Write the material out again in full, exactly.

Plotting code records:
_ _ _ _ _ _ _

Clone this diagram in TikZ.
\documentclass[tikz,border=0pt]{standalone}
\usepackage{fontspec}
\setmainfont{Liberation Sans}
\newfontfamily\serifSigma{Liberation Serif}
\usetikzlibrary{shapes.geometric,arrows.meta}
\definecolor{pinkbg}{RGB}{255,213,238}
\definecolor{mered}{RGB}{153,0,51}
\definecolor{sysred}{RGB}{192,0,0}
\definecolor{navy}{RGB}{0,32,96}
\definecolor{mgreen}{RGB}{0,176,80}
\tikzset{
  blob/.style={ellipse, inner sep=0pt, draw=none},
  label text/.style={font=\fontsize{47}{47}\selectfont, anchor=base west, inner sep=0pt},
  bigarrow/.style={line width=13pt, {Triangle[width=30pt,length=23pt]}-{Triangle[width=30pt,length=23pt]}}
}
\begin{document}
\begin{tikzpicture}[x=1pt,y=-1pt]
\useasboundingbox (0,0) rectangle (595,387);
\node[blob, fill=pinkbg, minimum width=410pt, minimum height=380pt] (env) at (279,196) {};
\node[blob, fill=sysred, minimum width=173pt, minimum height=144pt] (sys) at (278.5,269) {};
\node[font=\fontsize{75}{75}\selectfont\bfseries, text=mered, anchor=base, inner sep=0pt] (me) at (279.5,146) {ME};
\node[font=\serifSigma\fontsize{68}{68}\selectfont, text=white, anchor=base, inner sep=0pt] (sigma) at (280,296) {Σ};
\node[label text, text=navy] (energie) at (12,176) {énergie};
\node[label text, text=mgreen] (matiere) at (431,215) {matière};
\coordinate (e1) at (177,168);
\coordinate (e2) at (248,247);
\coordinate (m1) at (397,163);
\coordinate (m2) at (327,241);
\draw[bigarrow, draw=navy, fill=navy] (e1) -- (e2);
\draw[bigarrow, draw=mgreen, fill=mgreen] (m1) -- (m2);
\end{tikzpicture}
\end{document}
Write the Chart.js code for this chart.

_ _ _ _ _ _ _

## Final answer:
Clone this diagram in TikZ.
\documentclass[tikz,border=0pt]{standalone}
\usepackage{fontspec}
\setmainfont{Liberation Sans}
\newfontfamily\serifSigma{Liberation Serif}
\usetikzlibrary{shapes.geometric,arrows.meta}
\definecolor{pinkbg}{RGB}{255,213,238}
\definecolor{mered}{RGB}{153,0,51}
\definecolor{sysred}{RGB}{192,0,0}
\definecolor{navy}{RGB}{0,32,96}
\definecolor{mgreen}{RGB}{0,176,80}
\tikzset{
  blob/.style={ellipse, inner sep=0pt, draw=none},
  label text/.style={font=\fontsize{47}{47}\selectfont, anchor=base west, inner sep=0pt},
  bigarrow/.style={line width=13pt, {Triangle[width=30pt,length=23pt]}-{Triangle[width=30pt,length=23pt]}}
}
\begin{document}
\begin{tikzpicture}[x=1pt,y=-1pt]
\useasboundingbox (0,0) rectangle (595,387);
\node[blob, fill=pinkbg, minimum width=410pt, minimum height=380pt] (env) at (279,196) {};
\node[blob, fill=sysred, minimum width=173pt, minimum height=144pt] (sys) at (278.5,269) {};
\node[font=\fontsize{75}{75}\selectfont\bfseries, text=mered, anchor=base, inner sep=0pt] (me) at (279.5,146) {ME};
\node[font=\serifSigma\fontsize{68}{68}\selectfont, text=white, anchor=base, inner sep=0pt] (sigma) at (280,296) {Σ};
\node[label text, text=navy] (energie) at (12,176) {énergie};
\node[label text, text=mgreen] (matiere) at (431,215) {matière};
\coordinate (e1) at (177,168);
\coordinate (e2) at (248,247);
\coordinate (m1) at (397,163);
\coordinate (m2) at (327,241);
\draw[bigarrow, draw=navy, fill=navy] (e1) -- (e2);
\draw[bigarrow, draw=mgreen, fill=mgreen] (m1) -- (m2);
\end{tikzpicture}
\end{document}
Write the Chart.js code for this chart.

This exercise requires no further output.